Whenever Israel strayed from the pathway of God’s purpose, the solution was to repent and return. Repentance involves turning around and moving in another direction. Someone once said repentance is a change of mind that produces a change of direction.
America needs a new direction. Without it, our downward trajectory will continue until one day we will find ourselves on the scrap heap of history, along with other great empires and nations that followed the wrong path.
The call of this hour is to return to the Book that sets the parameters for all things right and true. We need to hear the voice of the prophet in the land—a voice that replaces the self-betterment homilies currently passing as sermons with “For there is born to you this day in the city of David a Savior, who is Christ the Lord” (Lk. 2:11). The ramifications of that message are the needs of the hour, trumpeting that Christmas is alive and well, for He has arrived!
The Last Word
Pilate heard another word: “You say rightly that I am a king” (Jn. 18:37).

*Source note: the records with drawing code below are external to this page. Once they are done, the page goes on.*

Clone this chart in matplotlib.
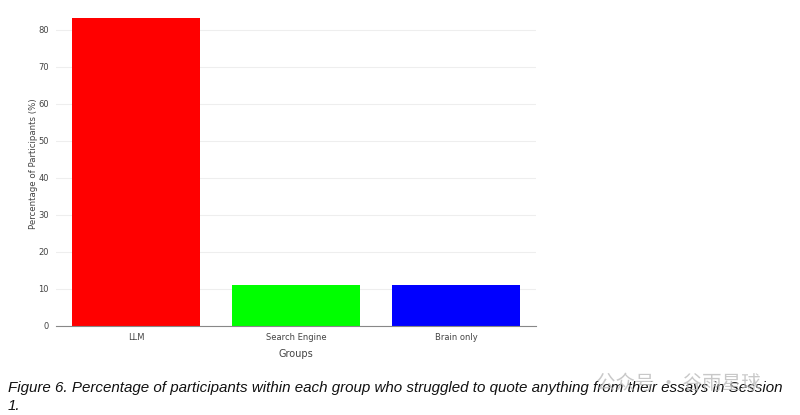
import matplotlib.pyplot as plt

# data
groups = ['LLM', 'Search Engine', 'Brain only']
pct = [83.3, 11.1, 11.1]
colors = ['#ff0000', '#00ff00', '#0000ff']

plt.rcParams['font.family'] = ['DejaVu Sans']

fig = plt.figure(figsize=(8, 4.15), dpi=100)
ax = fig.add_axes([0.07, 0.2145, 0.60, 0.782])

ax.bar(groups, pct, width=0.8, color=colors, zorder=2)
ax.set_xlim(-0.5, 2.5)
ax.set_ylim(0, 87.7)
ax.set_yticks(range(0, 81, 10))
ax.yaxis.grid(True, color='#eeeeee', linewidth=0.8, zorder=0)
for s in ['top', 'right', 'left']:
    ax.spines[s].set_visible(False)
ax.spines['bottom'].set_color('#888888')
ax.tick_params(axis='both', length=0, labelsize=6, labelcolor='#444444', pad=5)
ax.set_ylabel('Percentage of Participants (%)', fontsize=6.2, color='#444444', labelpad=0)
ax.set_xlabel('Groups', fontsize=7, color='#444444', labelpad=5)

cap = ('Figure 6. Percentage of participants within each group who struggled to quote anything from their essays in Session\n1.')
fig.text(0.01, 1 - 381 / 415, cap, fontsize=10.9, style='italic', va='top',
         family=['Liberation Sans', 'DejaVu Sans'], color='#111111', linespacing=1.4)

# watermark
fig.text(0.745, 0.062, '公众号 · 谷雨星球', fontsize=14, color='#bbbbbb', alpha=0.8,
         family=['Noto Sans CJK SC', 'DejaVu Sans'])

fig.savefig('out.png', dpi=100, facecolor='white')
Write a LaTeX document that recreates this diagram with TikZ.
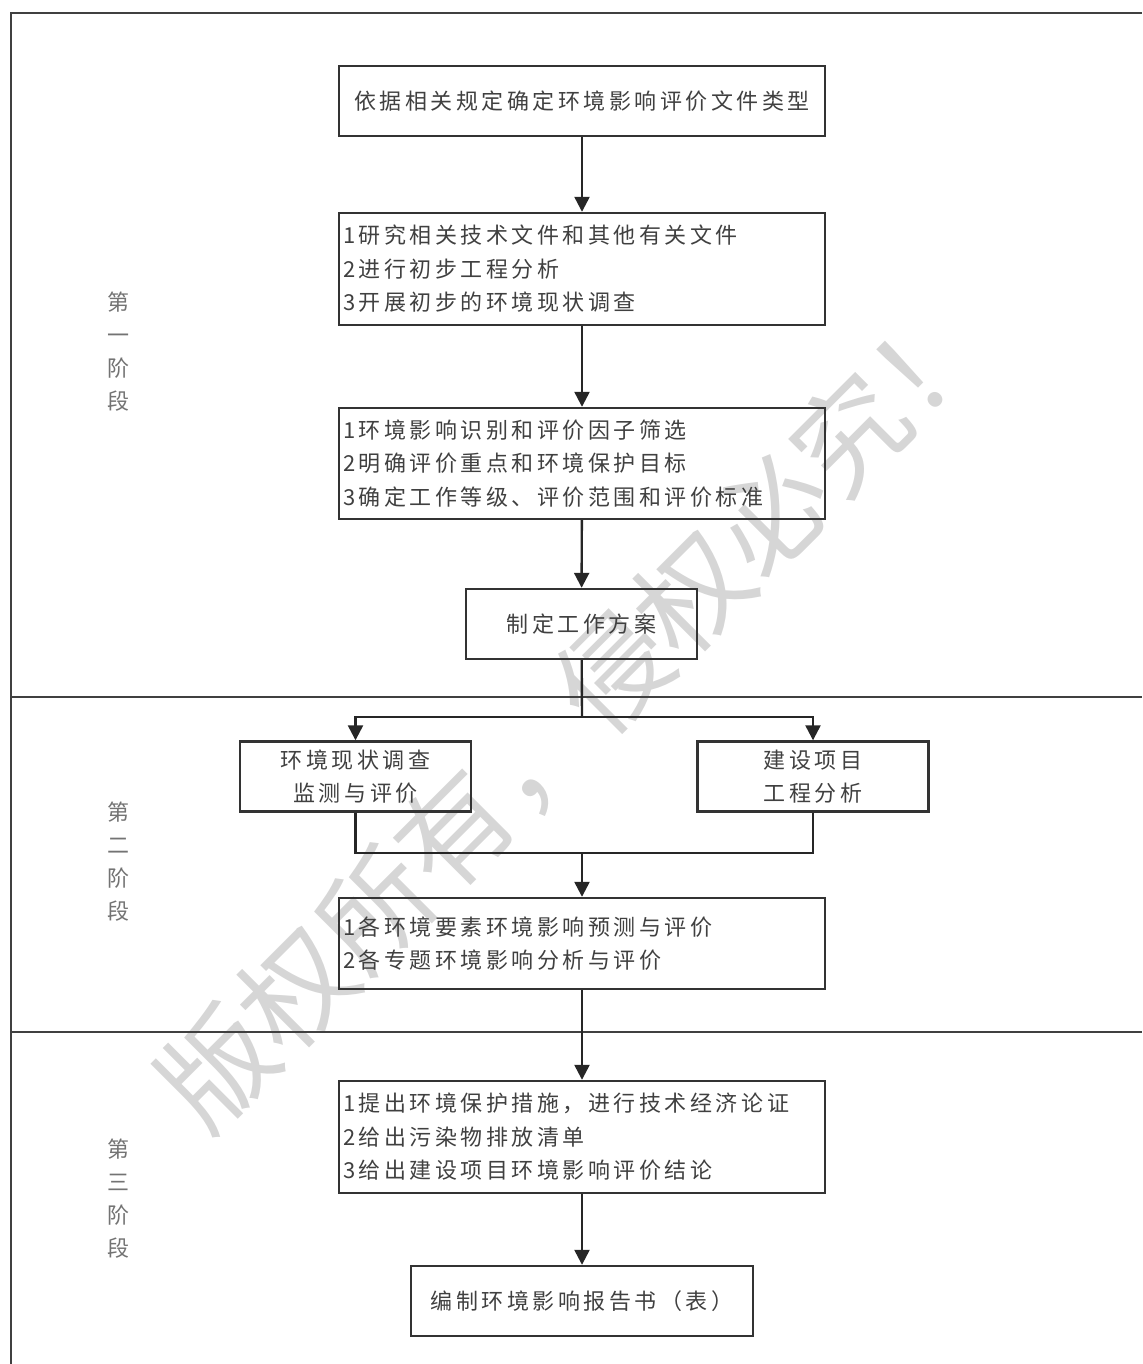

What does the future hold? On this matter there need be no confusion. The world will not end in a fog of carbon gases or with too many mouths to feed and not enough bread. No, the King is coming; and the future is assured (though we hear far too little of it from pulpits today). At this very moment there is a desperate need for a Redeemer who will buy back from the slave market of sin the individuals who turn to Him by faith.
And to a world gone mad, One will come who can judge the nations, establish equity and justice, and rule with unerring truth and righteousness. We are acutely aware that such a ruler is not presently available. His credentials are defined in the prophetic Scriptures. His peace is the song of our hearts. His hope is the Blessed Hope of His return for which we long.
Perhaps God is asking you today to decide between truth and error, the broad path and the narrow way. As the great Jewish leader who succeeded Moses declared, “Choose for yourselves this day whom you will serve….But as for me and my house, we will serve the Lᴏʀᴅ” (Josh. 24:15). That choice is yours.